The present invention relates generally to airborne navigational systems and, more particularly, to devices and methods to determine the location of an airborne vehicle relative to a target area. Most particularly, the present invention relates to a system for determining the location between an airborne vehicle relative to a target area which operates without the need for aiding from the Global Positioning System (GPS) and is operable in all-weather.
Conventionally, various approaches exist to determine the three-dimensional geolocation of an airborne vehicle (for example, an aircraft or a missile) relative to a particular target. The target may be an airport, landing strip, bombing target, power plant or other high value fixed targets. Most conventional approaches operate with the aid of an inertial navigation system (INS) or use various aiding devices, sensors, and receivers, such as GPS receivers. These existing systems provide updates to navigational systems and terminal guidance and rely heavily on information obtained through the aiding devices. As is known, the operational capability of these aiding devices degrades with adverse weather conditions. Also, GPS signals are vulnerable to jamming.

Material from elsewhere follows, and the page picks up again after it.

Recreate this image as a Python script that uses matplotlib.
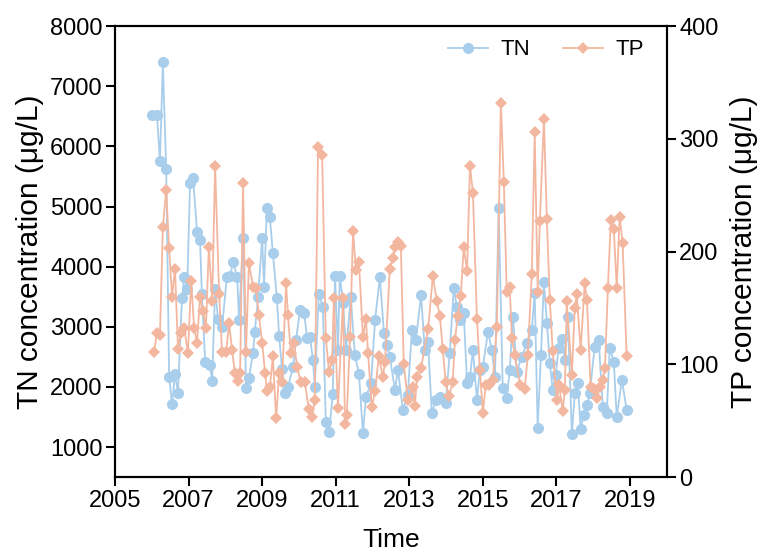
import matplotlib
matplotlib.use("Agg")
import matplotlib.pyplot as plt
import numpy as np

# =========================================================================
# Data (decimal year, concentration)
# =========================================================================
tn_time = [2006.01, 2006.14, 2006.22, 2006.30, 2006.39, 2006.47, 2006.55, 2006.63, 2006.71, 2006.82,
           2006.88, 2006.96, 2007.04, 2007.12, 2007.23, 2007.31, 2007.36, 2007.45, 2007.58, 2007.64,
           2007.72, 2007.80, 2007.91, 2008.04, 2008.13, 2008.21, 2008.32, 2008.37, 2008.48, 2008.56,
           2008.64, 2008.75, 2008.80, 2008.89, 2009.00, 2009.05, 2009.13, 2009.21, 2009.29, 2009.40,
           2009.46, 2009.54, 2009.62, 2009.70, 2009.84, 2009.92, 2010.03, 2010.14, 2010.22, 2010.30,
           2010.38, 2010.43, 2010.54, 2010.65, 2010.73, 2010.82, 2010.92, 2010.98, 2011.06, 2011.11,
           2011.20, 2011.28, 2011.41, 2011.52, 2011.63, 2011.74, 2011.82, 2011.96, 2012.07, 2012.20,
           2012.31, 2012.39, 2012.47, 2012.61, 2012.69, 2012.83, 2012.96, 2013.07, 2013.18, 2013.32,
           2013.42, 2013.51, 2013.61, 2013.72, 2013.83, 2013.91, 2013.99, 2014.10, 2014.21, 2014.29,
           2014.38, 2014.48, 2014.57, 2014.65, 2014.73, 2014.84, 2014.92, 2015.00, 2015.14, 2015.24,
           2015.33, 2015.43, 2015.54, 2015.65, 2015.73, 2015.82, 2015.92, 2016.06, 2016.20, 2016.33,
           2016.41, 2016.49, 2016.58, 2016.66, 2016.74, 2016.82, 2016.90, 2016.98, 2017.06, 2017.15,
           2017.23, 2017.31, 2017.42, 2017.50, 2017.58, 2017.66, 2017.74, 2017.83, 2017.91, 2018.04,
           2018.15, 2018.26, 2018.37, 2018.45, 2018.56, 2018.64, 2018.78, 2018.91]
tn_value = [6530, 6530, 5750, 7400, 5620, 2170, 1720, 2220, 1900, 3480,
            3830, 3630, 5400, 5480, 4570, 4450, 3550, 2420, 2370, 2100,
            3630, 3130, 3000, 3830, 3850, 4070, 3830, 3120, 4480, 1980,
            2150, 2570, 2920, 3500, 4480, 3670, 4980, 4820, 4230, 3480,
            2850, 2300, 1900, 2000, 2330, 2780, 3280, 3230, 2820, 2830,
            2450, 2000, 3550, 3330, 1420, 1250, 1880, 3850, 2620, 3850,
            3400, 2620, 3500, 2530, 2220, 1230, 1830, 2070, 3120, 3830,
            2900, 2700, 2500, 1950, 2280, 1620, 1870, 2950, 2780, 3530,
            2620, 2750, 1570, 1780, 1830, 1800, 1730, 2570, 3650, 3330,
            3120, 3230, 2070, 2170, 2620, 1780, 2280, 2330, 2920, 2620,
            2170, 4980, 1980, 1820, 2280, 3170, 2250, 2500, 2730, 2950,
            3570, 1320, 2530, 3750, 3070, 2400, 1950, 2200, 2650, 2800,
            2450, 3170, 1220, 1900, 2070, 1300, 1530, 1700, 1900, 2670,
            2780, 1670, 1570, 2650, 2420, 1500, 2120, 1620]

tp_time = [2006.06, 2006.14, 2006.22, 2006.30, 2006.39, 2006.47, 2006.55, 2006.63, 2006.71, 2006.79,
           2006.88, 2006.98, 2007.07, 2007.15, 2007.23, 2007.31, 2007.39, 2007.47, 2007.55, 2007.64,
           2007.72, 2007.83, 2007.91, 2008.02, 2008.10, 2008.18, 2008.26, 2008.34, 2008.40, 2008.48,
           2008.56, 2008.64, 2008.75, 2008.83, 2008.91, 2009.00, 2009.08, 2009.13, 2009.21, 2009.29,
           2009.38, 2009.46, 2009.54, 2009.65, 2009.70, 2009.78, 2009.86, 2009.95, 2010.05, 2010.16,
           2010.27, 2010.35, 2010.43, 2010.52, 2010.63, 2010.73, 2010.82, 2010.90, 2010.95, 2011.06,
           2011.20, 2011.25, 2011.30, 2011.39, 2011.47, 2011.55, 2011.63, 2011.74, 2011.82, 2011.88,
           2011.98, 2012.07, 2012.17, 2012.28, 2012.34, 2012.47, 2012.55, 2012.61, 2012.69, 2012.77,
           2012.85, 2012.96, 2013.10, 2013.15, 2013.21, 2013.32, 2013.51, 2013.64, 2013.75, 2013.83,
           2013.91, 2013.99, 2014.08, 2014.18, 2014.24, 2014.32, 2014.40, 2014.48, 2014.57, 2014.65,
           2014.73, 2014.84, 2014.92, 2015.00, 2015.08, 2015.16, 2015.27, 2015.38, 2015.49, 2015.57,
           2015.65, 2015.73, 2015.79, 2015.87, 2016.01, 2016.14, 2016.22, 2016.33, 2016.41, 2016.49,
           2016.55, 2016.66, 2016.74, 2016.82, 2016.90, 2017.01, 2017.07, 2017.17, 2017.23, 2017.28,
           2017.42, 2017.50, 2017.55, 2017.66, 2017.77, 2017.83, 2017.93, 2018.02, 2018.10, 2018.18,
           2018.26, 2018.32, 2018.40, 2018.48, 2018.56, 2018.64, 2018.72, 2018.80, 2018.91]
tp_value = [111, 128, 126, 222, 255, 203, 160, 185, 114, 128,
            132, 110, 174, 132, 119, 160, 147, 132, 204, 156,
            276, 162, 111, 111, 137, 113, 92, 85, 92, 261,
            111, 190, 169, 168, 144, 119, 92, 76, 80, 107,
            52, 92, 84, 172, 144, 110, 119, 98, 84, 84,
            60, 53, 68, 293, 286, 123, 93, 104, 159, 61,
            159, 47, 55, 124, 218, 184, 191, 124, 140, 110,
            62, 76, 107, 89, 102, 185, 194, 204, 209, 205,
            100, 68, 80, 63, 89, 97, 131, 178, 156, 143,
            114, 84, 72, 84, 122, 143, 161, 204, 183, 276,
            252, 140, 95, 57, 82, 82, 86, 133, 332, 262,
            164, 169, 123, 108, 82, 78, 108, 180, 306, 164,
            227, 318, 229, 157, 112, 68, 82, 59, 77, 156,
            91, 150, 162, 113, 172, 157, 80, 78, 70, 80,
            86, 97, 168, 228, 220, 168, 231, 208, 107]

x_ticks = [2005, 2007, 2009, 2011, 2013, 2015, 2017, 2019]
tn_ticks = [1000, 2000, 3000, 4000, 5000, 6000, 7000, 8000]
tp_ticks = [0, 100, 200, 300, 400]

TN_COLOR = '#A8CEEC'
TP_COLOR = '#F3B7A0'

# =========================================================================
# Figure
# =========================================================================
plt.rcParams['font.family'] = ['Liberation Sans', 'DejaVu Sans']

fig = plt.figure(figsize=(7.62, 5.58), dpi=100)
ax = fig.add_axes([0.151, 0.145, 0.724, 0.808])
ax2 = ax.twinx()

ln1, = ax.plot(tn_time, tn_value, color=TN_COLOR, linewidth=1.3, marker='o',
               markersize=8, markeredgewidth=0, label='TN')
ln2, = ax2.plot(tp_time, tp_value, color=TP_COLOR, linewidth=1.3, marker='D',
                markersize=6.5, markeredgewidth=0, label='TP')

ax.set_xlim(2005, 2020)
ax.set_ylim(500, 8000)
ax2.set_ylim(0, 400)
ax.set_xticks(x_ticks)
ax.set_yticks(tn_ticks)
ax2.set_yticks(tp_ticks)

ax.set_xlabel('Time', fontsize=19, labelpad=12)
ax.set_ylabel('TN concentration (μg/L)', fontsize=21.5, labelpad=4)
ax2.set_ylabel('TP concentration (μg/L)', fontsize=21.5, labelpad=8)

for a in (ax, ax2):
    a.tick_params(direction='out', length=6.5, width=1.5, labelsize=17, pad=2.5)
    for s in a.spines.values():
        s.set_linewidth(1.5)

ax.legend(handles=[ln1, ln2], loc='upper right', ncol=2, frameon=False,
          fontsize=16, handlelength=1.8, columnspacing=1.5, handletextpad=0.55,
          bbox_to_anchor=(0.995, 1.015))

fig.savefig('out.png', dpi=100)
plt.close(fig)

To date, the only known devices that meet the requirements of precision, all-weather, GPS-independent guidance are synthetic aperture radars (SAR). Most existing SARs are two-dimensional, forward-looking devices (with a squint angle), which do not extract elevation data and do not have a downward-looking mode. As an example, one SAR is known as the HAMMERHEAD radar system, which is a radar system being developed by Raytheon Corporation. The slant range position of a particular target location can be determined by measuring the time delay between transmitting and receiving of an electromagnetic pulse and the Doppler frequency of the returns. Digital signal processing techniques may then be used to produce high-resolution, two-dimensional image maps of the target area.
An improved SAR, known as an interferometric SAR (IFSAR), uses two spatially displaced antennas. The dual antenna interferometric SAR is capable of obtaining information related to altitude, thus producing three-dimensional topography maps of the target area as well as an associated, co-registered gray-scale intensity image. Such three-dimensional information is obtained using the known location of the airborne vehicle hosting the interferometric SAR obtained from an independent source such as GPS units. An improved position locating device is described in U.S. Pat. No. 5,867,119, incorporated herein in its entirety for all purposes, which can be used to provide automatic position location for a moving airborne vehicle by correlating a sensed array of altitudes with a stored terrain reference. This improved system eliminates the need for an independent location reference.
There is, however, a continuing need to determine the location of an airborne platform relative to a target area. A preferred system would determine such location based on both relative terrain height information and gray-level imagery. The system would provide precision guidance in all weather without the aid of GPS information and would preferably integrate the features of midcourse navigation update and terminal guidance into a single system. The preferred system would reside on a moving airborne vehicle or platform and would provide the location of a target or target area relative to the airborne vehicle.
The present invention provides an integrated system for determining the location of a target area relative to an airborne vehicle. The invention incorporates an interferometric synthetic aperture radar to sense both three-dimensional location information and two-dimensional gray scale intensity information relative to the target area and compares such information with previously-stored references of similar information to locate the target area. The comparison results in a geometric location of the airborne vehicle and assists the airborne vehicle in guidance toward the target area.
In a preferred embodiment, the present invention includes an apparatus to determine the three-dimensional location of an airborne platform relative to a target area using two separate IFSAR antenna assemblies positioned at the airborne platform. The first antenna assembly is adapted to transmit energy downward toward a surface location directly beneath the airborne platform, while the second antenna assembly is adapted to transmit energy forward towards the target area with a squint angle in azimuth and elevation relative to the velocity vector. A single transmitter is shared between the two antenna assemblies for transmitting signals toward the surface location and the target area at non-overlapping intervals. A single receiver coupled to the antenna assemblies receives and detects the signals corresponding to the transmitted energy as reflected by the target area and the surface location. A radar processor is coupled to the receiver and is adapted to determine the range between the airborne platform and the surface location and determine the three-dimensional height of the target area from the detected signals. The radar processor also extracts gray scale imagery of the target area from the detected signals. The apparatus also incorporates a set of geolocated stored references for each of the antenna assemblies. The reference sets consist of three-dimensional maps of terrain heights and their associated co-registered gray scale images of both the surface location and target area. A height correlator compares the elevation measurements produced by the platform sensors from both the downward and forward looking sensors to the stored reference of terrain heights. Also, an image correlator for comparing the extracted gray scale imagery of the target area to the stored reference of gray scale imagery is provided. A navigational processor then determines the three-dimensional location of the platform relative to the target area based on the correlation results of the height correlator and the image correlator.